Yad Vashem im Blitzdurchgang
Um 13 Uhr wird Trump dann in der Holocaust-Gedenkstätte Yad Vashem erwartet. Für die Kranzniederlegung im „Zelt des Gedenkens“ sind nur 15 Minuten vorgesehen. In Israel wurde Unmut laut, denn die Zeit reicht knapp für den Eintrag in das Gästebuch der Gedenkstätte.
Museum statt Masada
Der Abstecher des US-Präsidenten nach Masada am Toten Meer wurde vom israelischen Außenministerium wegen „extrem heißen Wetters“ storniert. Bekanntlich sind Vorhersagen der Meteorologen mindestens so unzuverlässig wie Prognosen von Politikern. Tatsächlich prophezeien die Wetterfrösche inzwischen „ungewöhnlich niedrige Temperaturen“. Die Israelis erfanden wohl eine diplomatische Ausrede, um einen unerträglichen logistischen Aufwand und irrsinnige Kosten zu vermeiden: Gegen einen Ausflug per Hubschrauber hatte die IDF Sicherheitsbedenken, eine Gondelfahrt mit der Seilbahn auf den Berg wollten die Amerikaner Trump nicht zumuten.

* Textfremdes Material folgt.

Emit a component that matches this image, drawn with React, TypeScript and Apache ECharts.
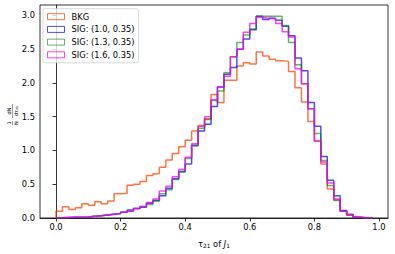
import React, { useEffect, useRef } from "react";
import * as echarts from "echarts";

const BIN_WIDTH = 0.02;
const seriesNames = ["BKG", "SIG: (1.0, 0.35)", "SIG: (1.3, 0.35)", "SIG: (1.6, 0.35)"];
const seriesColors = ["#ff4500", "#0000ff", "#008000", "#ff00ff"];

const bkg = [0.10, 0.165, 0.126, 0.15, 0.21, 0.19, 0.24, 0.21, 0.25, 0.36, 0.365, 0.485, 0.50, 0.54, 0.63, 0.655, 0.75, 0.86, 0.955, 1.057, 1.15, 1.29, 1.37, 1.47, 1.83, 1.71, 2.04, 2.04, 2.25, 2.30, 2.28, 2.46, 2.40, 2.35, 2.33, 2.32, 2.17, 1.93, 1.72, 1.43, 1.14, 0.80, 0.43, 0.27, 0.10, 0.04, 0.01, 0.005, 0.003];
const sig10 = [0.003, 0.008, 0.010, 0.012, 0.015, 0.025, 0.035, 0.045, 0.055, 0.065, 0.085, 0.12, 0.14, 0.16, 0.22, 0.26, 0.33, 0.44, 0.58, 0.69, 0.80, 1.07, 1.29, 1.39, 1.65, 1.94, 2.13, 2.23, 2.50, 2.65, 2.79, 2.99, 2.94, 2.96, 2.93, 2.84, 2.70, 2.37, 2.18, 1.71, 1.36, 0.91, 0.56, 0.33, 0.11, 0.05, 0.01, 0.005, 0.002];
const sig13 = [0.003, 0.008, 0.010, 0.012, 0.015, 0.025, 0.035, 0.045, 0.055, 0.065, 0.085, 0.10, 0.14, 0.17, 0.20, 0.25, 0.36, 0.42, 0.57, 0.68, 0.88, 1.08, 1.33, 1.46, 1.74, 1.88, 2.15, 2.39, 2.60, 2.71, 2.80, 2.99, 2.99, 2.99, 2.99, 2.85, 2.60, 2.27, 1.99, 1.62, 1.25, 0.85, 0.48, 0.26, 0.10, 0.05, 0.01, 0.005, 0.002];
const sig16 = [0.003, 0.008, 0.010, 0.012, 0.015, 0.025, 0.035, 0.045, 0.055, 0.065, 0.085, 0.10, 0.14, 0.17, 0.23, 0.28, 0.40, 0.47, 0.61, 0.72, 0.90, 1.10, 1.36, 1.50, 1.75, 1.94, 2.10, 2.39, 2.50, 2.75, 2.88, 2.97, 2.96, 2.95, 2.88, 2.76, 2.68, 2.21, 1.99, 1.62, 1.14, 0.83, 0.52, 0.28, 0.10, 0.05, 0.01, 0.005, 0.002];

const xTicks = [0, 0.2, 0.4, 0.6, 0.8, 1.0];
const yTicks = [0, 0.5, 1.0, 1.5, 2.0, 2.5, 3.0];

const FONT = "DejaVu Sans";

function toSteps(vals: number[]) {
  const n = vals.length;
  const pts: number[][] = [[0, 0]];
  vals.forEach((v, i) => pts.push([+(i * BIN_WIDTH).toFixed(4), v]));
  pts.push([+(n * BIN_WIDTH).toFixed(4), vals[n - 1]]);
  pts.push([+(n * BIN_WIDTH).toFixed(4), 0]);
  return pts;
}

export default function App() {
  const ref = useRef<HTMLDivElement>(null);
  useEffect(() => {
    document.body.style.margin = "0";
    const chart = echarts.init(ref.current!, null, { renderer: "svg" });
    const all = [bkg, sig10, sig13, sig16];
    const opacities = [0.75, 0.7, 0.6, 0.75];
    const option: any = {
      animation: false,
      grid: {
        left: 40, right: 7, top: 5, bottom: 32,
        show: true, borderColor: "#000", borderWidth: 0.8, backgroundColor: "transparent",
      },
      xAxis: {
        type: "value", min: -0.0495, max: 1.028,
        axisLine: { show: true, lineStyle: { color: "#000", width: 0.8 } },
        axisTick: { show: true, length: 3.5, lineStyle: { color: "#000", width: 0.8 }, customValues: xTicks },
        axisLabel: {
          customValues: xTicks, formatter: (v: number) => v.toFixed(1),
          fontFamily: FONT, fontSize: 8.3, color: "#000", margin: 5,
        },
        splitLine: { show: false },
        name: "{t|τ}{s|21}{t| of }{i|J}{s|1}",
        nameLocation: "middle", nameGap: 21,
        nameTextStyle: {
          rich: {
            t: { fontFamily: FONT, fontSize: 8.3, color: "#000" },
            i: { fontFamily: FONT, fontSize: 8.3, color: "#000", fontStyle: "italic" },
            s: { fontFamily: FONT, fontSize: 5.8, color: "#000", verticalAlign: "bottom", padding: [4, 0, 0, 0] },
          },
        },
      },
      yAxis: {
        type: "value", min: 0, max: 3.155,
        axisLine: { show: true, lineStyle: { color: "#000", width: 0.8 } },
        axisTick: { show: true, length: 3.5, lineStyle: { color: "#000", width: 0.8 }, customValues: yTicks },
        axisLabel: {
          customValues: yTicks, formatter: (v: number) => v.toFixed(1),
          fontFamily: FONT, fontSize: 8.3, color: "#000", margin: 5,
        },
        splitLine: { show: false },
      },
      legend: {
        left: 43, top: 8.7, orient: "vertical",
        padding: [3, 4, 3, 4], itemGap: 2.7, itemWidth: 17, itemHeight: 6,
        backgroundColor: "rgba(255,255,255,0.8)", borderColor: "#d0d0d0", borderWidth: 0.8, borderRadius: 2,
        textStyle: { fontFamily: FONT, fontSize: 8.3, color: "#000", lineHeight: 10, padding: [0, 0, 0, 2] },
        data: seriesNames.map((n, i) => ({
          name: n, icon: "rect",
          itemStyle: { color: "rgba(0,0,0,0)", borderColor: seriesColors[i], borderWidth: 1, opacity: opacities[i] },
        })),
      },
      series: all.map((vals, i) => ({
        name: seriesNames[i], type: "line", step: "end", showSymbol: false, symbol: "none",
        color: seriesColors[i],
        lineStyle: { color: seriesColors[i], width: 1.5, opacity: opacities[i] },
        data: toSteps(vals), z: 2 + i,
      })),
      graphic: [
        {
          type: "group", x: 12.5, y: 114, rotation: Math.PI / 2,
          children: [
            { type: "text", x: -9, y: -3.2, style: { text: "1", fontFamily: FONT, fontSize: 5, fill: "#000", align: "center", verticalAlign: "middle" } },
            { type: "line", shape: { x1: -11, y1: 0, x2: -7, y2: 0 }, style: { stroke: "#000", lineWidth: 0.4 } },
            { type: "text", x: -9, y: 3.2, style: { text: "N", fontFamily: FONT, fontSize: 5, fill: "#000", align: "center", verticalAlign: "middle" } },
            { type: "text", x: 3, y: -3.2, style: { text: "dN", fontFamily: FONT, fontSize: 5, fill: "#000", align: "center", verticalAlign: "middle" } },
            { type: "line", shape: { x1: -4, y1: 0, x2: 10, y2: 0 }, style: { stroke: "#000", lineWidth: 0.4 } },
            { type: "text", x: 3, y: 3.2, style: { text: "dτ₂₁", fontFamily: FONT, fontSize: 5, fill: "#000", align: "center", verticalAlign: "middle" } },
          ],
        },
      ],
    };
    chart.setOption(option);
    return () => chart.dispose();
  }, []);
  return <div ref={ref} style={{ width: 395, height: 254 }} />;
}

Hat sich Josephus verzählt?
Die regierungskritische Zeitung Haaretz stellte bei der Gelegenheit gleich den ganzen nationalen Mythos um Masada als „archäologisch unbewiesene Legende“ dar. Der Historiker Josephus Flavius hatte als einzige Quelle behauptet, dass die jüdischen Verteidiger von Masada sich gegenseitig umgebracht hätten, um nicht von den Römern in die Sklaverei verschleppt zu werden. Dieser „Wunsch nach Freiheit“ wurde zum nationalen Mythos, weswegen viele israelische Soldaten auf Masada vereidigt werden. Haaretz stellte die Ereignisse im Jahr 73 mit dem Argument in Frage, dass man dort 13 Ostrakoi (Scherben) mit den hebräischen Namen der Verteidiger gefunden habe, und nicht 11, wie Josephus behauptete. Mit diesen Scherben wurde ausgelost, wer die Anderen umbringen und am Ende sich selber töten sollte.
Kein Kino für Journalisten
Zu Trumps geplanter Rede im Israel Museum wurde die Presse gebeten, sich schon um 9:30 Uhr am Axel-Springer-Auditorium des Museums einzufinden, um die für 14:15 Uhr angesagte Rede auf der Kinowand zu verfolgen. Sonntagmittag hieß es plötzlich, dass die Kino-Vorstellung der Rede im Auditorium abgesagt sei, wegen „Sicherheitsbedenken, jenseits unserer Kontrolle“.
Geografischer Fauxpas
Trumps Wahlkampf-Motto, die amerikanische Botschaft von Tel Aviv nach Jerusalem zu verlegen, wird gemäß Berichten aus Washington noch „geprüft“. Trump wolle, so hieß es, den geplanten Umzug nicht verkünden. Das Weiße Haus zeigte dazu den jüdischen Staat in den Umrissen von 1967, ohne Golanhöhen, Westjordanland und Jerusalem. Wegen Protesten aus Israel wurde dieser politisch nicht korrekte Reiseplan des Präsidenten auf dem Youtube-Kanal des Weißen Hauses auf „privat“ gestellt.